» **Set problem**:
Show every line that has the string "this" in it.

» **Given records**:
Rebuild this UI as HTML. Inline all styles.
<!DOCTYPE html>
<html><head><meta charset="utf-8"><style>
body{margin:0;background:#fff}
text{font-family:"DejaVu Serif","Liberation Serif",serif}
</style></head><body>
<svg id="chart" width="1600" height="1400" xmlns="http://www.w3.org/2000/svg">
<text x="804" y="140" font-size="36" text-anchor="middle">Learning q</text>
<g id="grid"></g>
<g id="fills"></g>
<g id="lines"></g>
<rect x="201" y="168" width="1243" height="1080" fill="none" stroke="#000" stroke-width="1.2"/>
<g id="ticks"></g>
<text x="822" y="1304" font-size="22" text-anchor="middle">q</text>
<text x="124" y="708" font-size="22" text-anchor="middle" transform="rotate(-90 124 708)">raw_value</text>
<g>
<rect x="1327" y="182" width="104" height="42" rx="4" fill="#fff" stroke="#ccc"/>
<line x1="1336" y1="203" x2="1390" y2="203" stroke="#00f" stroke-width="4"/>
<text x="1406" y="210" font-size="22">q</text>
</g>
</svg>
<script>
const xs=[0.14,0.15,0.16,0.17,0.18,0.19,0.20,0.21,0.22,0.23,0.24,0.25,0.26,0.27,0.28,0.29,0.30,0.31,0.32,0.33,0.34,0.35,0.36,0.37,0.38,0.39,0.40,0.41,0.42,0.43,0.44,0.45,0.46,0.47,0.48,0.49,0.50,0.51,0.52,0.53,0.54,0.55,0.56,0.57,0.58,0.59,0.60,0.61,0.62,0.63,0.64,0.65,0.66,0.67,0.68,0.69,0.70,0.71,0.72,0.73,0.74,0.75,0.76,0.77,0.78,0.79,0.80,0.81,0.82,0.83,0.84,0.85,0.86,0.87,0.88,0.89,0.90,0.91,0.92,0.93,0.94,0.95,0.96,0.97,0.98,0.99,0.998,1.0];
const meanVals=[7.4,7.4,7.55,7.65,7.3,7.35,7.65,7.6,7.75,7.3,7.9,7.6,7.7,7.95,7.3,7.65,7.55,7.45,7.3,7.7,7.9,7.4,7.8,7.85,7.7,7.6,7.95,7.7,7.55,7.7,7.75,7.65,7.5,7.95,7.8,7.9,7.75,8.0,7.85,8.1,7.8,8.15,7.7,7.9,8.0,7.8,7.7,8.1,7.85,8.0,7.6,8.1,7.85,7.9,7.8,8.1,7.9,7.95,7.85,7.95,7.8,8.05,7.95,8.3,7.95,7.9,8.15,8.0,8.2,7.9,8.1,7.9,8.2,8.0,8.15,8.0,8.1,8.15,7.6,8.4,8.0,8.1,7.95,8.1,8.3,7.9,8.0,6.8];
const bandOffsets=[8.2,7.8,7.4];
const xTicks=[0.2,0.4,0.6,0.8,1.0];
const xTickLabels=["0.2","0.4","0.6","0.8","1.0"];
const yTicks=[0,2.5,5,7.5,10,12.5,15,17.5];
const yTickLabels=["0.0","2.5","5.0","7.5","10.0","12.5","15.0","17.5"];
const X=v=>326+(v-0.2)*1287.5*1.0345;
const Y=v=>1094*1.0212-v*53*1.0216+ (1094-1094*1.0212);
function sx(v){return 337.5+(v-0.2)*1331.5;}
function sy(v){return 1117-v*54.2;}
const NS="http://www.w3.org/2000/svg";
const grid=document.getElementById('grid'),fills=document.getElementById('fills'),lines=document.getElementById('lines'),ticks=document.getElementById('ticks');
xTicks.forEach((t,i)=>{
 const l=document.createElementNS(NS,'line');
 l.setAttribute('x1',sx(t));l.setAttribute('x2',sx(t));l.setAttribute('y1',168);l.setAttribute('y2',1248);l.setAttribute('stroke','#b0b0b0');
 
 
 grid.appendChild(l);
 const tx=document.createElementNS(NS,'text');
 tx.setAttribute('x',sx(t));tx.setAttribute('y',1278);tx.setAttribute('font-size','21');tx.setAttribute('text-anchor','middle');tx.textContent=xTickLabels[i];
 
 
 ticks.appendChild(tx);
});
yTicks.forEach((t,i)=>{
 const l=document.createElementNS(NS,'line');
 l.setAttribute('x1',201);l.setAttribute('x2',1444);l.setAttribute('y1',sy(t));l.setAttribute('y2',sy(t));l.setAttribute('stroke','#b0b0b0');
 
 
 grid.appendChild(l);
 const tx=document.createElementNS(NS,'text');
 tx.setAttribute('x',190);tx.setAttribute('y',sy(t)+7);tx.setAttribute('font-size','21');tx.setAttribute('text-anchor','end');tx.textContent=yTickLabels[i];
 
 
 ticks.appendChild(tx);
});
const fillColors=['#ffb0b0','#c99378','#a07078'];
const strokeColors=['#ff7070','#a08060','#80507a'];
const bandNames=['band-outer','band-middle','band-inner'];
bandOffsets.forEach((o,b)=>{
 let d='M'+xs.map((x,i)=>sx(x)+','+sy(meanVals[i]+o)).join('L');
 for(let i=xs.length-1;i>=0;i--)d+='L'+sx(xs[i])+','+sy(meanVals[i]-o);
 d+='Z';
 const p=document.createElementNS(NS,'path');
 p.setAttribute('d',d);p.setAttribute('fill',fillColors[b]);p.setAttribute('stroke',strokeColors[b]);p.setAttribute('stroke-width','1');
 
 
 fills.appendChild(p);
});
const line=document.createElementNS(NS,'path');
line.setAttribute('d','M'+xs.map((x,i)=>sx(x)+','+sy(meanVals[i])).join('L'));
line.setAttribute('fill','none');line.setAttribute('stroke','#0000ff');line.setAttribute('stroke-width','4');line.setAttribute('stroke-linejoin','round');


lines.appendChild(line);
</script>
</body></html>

---

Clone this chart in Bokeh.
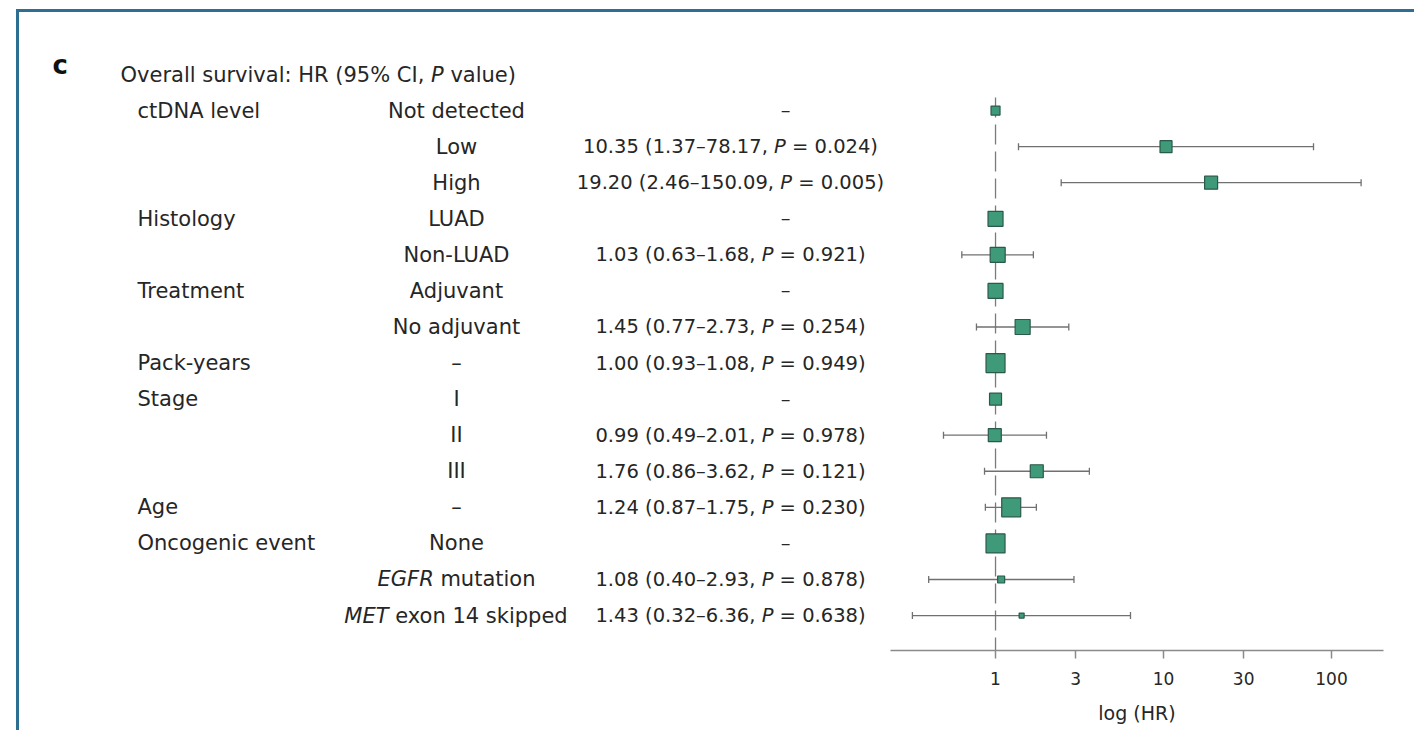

» **Output**:
Rebuild this UI as HTML. Inline all styles.
Clone this chart in Bokeh.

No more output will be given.